Quizás la nostalgia me juegue una mala pasada, pero creo que aquella generación aprendió algo valioso: que la vida tiene estructura, que las acciones tienen consecuencias, que el respeto se gana y se da, que la disciplina no es el enemigo de la felicidad sino su compañera de viaje.
No se trata de volver al pasado, sino de rescatar de él lo que tenía de sabio. No todo tiempo pasado fue mejor, pero tampoco todo presente es progreso. Quizás la clave está en encontrar el equilibrio entre la firmeza y la comprensión, entre la disciplina y la flexibilidad, entre el respeto por la autoridad y el fomento del pensamiento crítico.

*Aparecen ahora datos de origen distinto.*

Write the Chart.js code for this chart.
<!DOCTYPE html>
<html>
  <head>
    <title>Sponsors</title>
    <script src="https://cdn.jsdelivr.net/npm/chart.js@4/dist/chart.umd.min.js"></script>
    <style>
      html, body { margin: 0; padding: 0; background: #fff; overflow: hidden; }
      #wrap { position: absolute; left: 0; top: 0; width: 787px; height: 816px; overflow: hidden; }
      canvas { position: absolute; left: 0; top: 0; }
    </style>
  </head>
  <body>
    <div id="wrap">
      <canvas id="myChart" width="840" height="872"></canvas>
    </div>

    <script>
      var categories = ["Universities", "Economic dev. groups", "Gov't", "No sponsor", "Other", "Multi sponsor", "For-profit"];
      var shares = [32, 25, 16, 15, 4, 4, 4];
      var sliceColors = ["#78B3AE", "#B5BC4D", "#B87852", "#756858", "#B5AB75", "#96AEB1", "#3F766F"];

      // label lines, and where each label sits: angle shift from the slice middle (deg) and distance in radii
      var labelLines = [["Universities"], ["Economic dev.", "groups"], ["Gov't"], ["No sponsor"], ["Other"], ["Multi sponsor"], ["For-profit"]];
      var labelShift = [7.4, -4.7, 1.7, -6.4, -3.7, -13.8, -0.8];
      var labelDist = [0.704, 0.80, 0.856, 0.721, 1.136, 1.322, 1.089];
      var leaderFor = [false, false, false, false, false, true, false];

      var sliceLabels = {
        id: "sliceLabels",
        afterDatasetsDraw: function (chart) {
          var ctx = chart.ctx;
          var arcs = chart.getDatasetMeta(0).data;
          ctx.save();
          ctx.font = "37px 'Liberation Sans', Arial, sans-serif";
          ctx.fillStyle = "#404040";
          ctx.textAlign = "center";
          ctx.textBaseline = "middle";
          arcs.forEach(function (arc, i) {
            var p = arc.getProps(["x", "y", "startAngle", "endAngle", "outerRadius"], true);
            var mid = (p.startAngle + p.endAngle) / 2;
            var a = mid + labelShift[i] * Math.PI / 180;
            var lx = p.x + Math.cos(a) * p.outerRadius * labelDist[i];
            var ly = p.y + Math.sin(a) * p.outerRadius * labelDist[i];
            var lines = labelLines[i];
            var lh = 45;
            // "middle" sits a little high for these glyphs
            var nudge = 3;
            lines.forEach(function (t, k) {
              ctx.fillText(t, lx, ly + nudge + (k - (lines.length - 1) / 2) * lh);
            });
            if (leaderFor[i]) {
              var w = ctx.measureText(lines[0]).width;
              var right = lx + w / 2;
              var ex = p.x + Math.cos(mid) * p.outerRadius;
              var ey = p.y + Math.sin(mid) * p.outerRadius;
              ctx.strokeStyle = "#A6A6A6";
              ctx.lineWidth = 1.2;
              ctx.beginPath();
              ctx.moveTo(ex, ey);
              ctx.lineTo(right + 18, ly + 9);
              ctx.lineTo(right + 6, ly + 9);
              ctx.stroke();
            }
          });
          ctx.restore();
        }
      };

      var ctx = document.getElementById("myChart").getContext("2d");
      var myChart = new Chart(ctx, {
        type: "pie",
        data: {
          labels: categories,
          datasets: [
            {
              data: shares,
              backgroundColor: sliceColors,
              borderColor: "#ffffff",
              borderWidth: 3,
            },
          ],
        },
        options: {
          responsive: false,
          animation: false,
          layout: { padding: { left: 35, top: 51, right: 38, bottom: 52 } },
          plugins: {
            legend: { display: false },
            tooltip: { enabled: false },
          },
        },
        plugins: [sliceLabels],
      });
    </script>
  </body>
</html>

Al final, esos recuerdos no son solo evocaciones de una infancia particular; son el testimonio de una manera de crecer que formó generaciones. Generaciones que aprendieron que la vida no siempre es fácil, que hay que trabajar por lo que se quiere, que el respeto es la base de la convivencia y que los límites, lejos de limitar, pueden liberar.
En el silencio de esas noches tempranas, quizás aprendimos algo que hoy cuesta enseñar: que hay belleza en la simplicidad, sabiduría en la disciplina, y fuerza en saber exactamente dónde uno está parado en el mundo, algo de lo que no tiene idea esta juventud de cristal.
Nos vemos en el espejo, donde las mentiras nos atormentan.
Los quiero hasta el infinito y más allá. Se les quiere que jode, y sobre todo de gratis.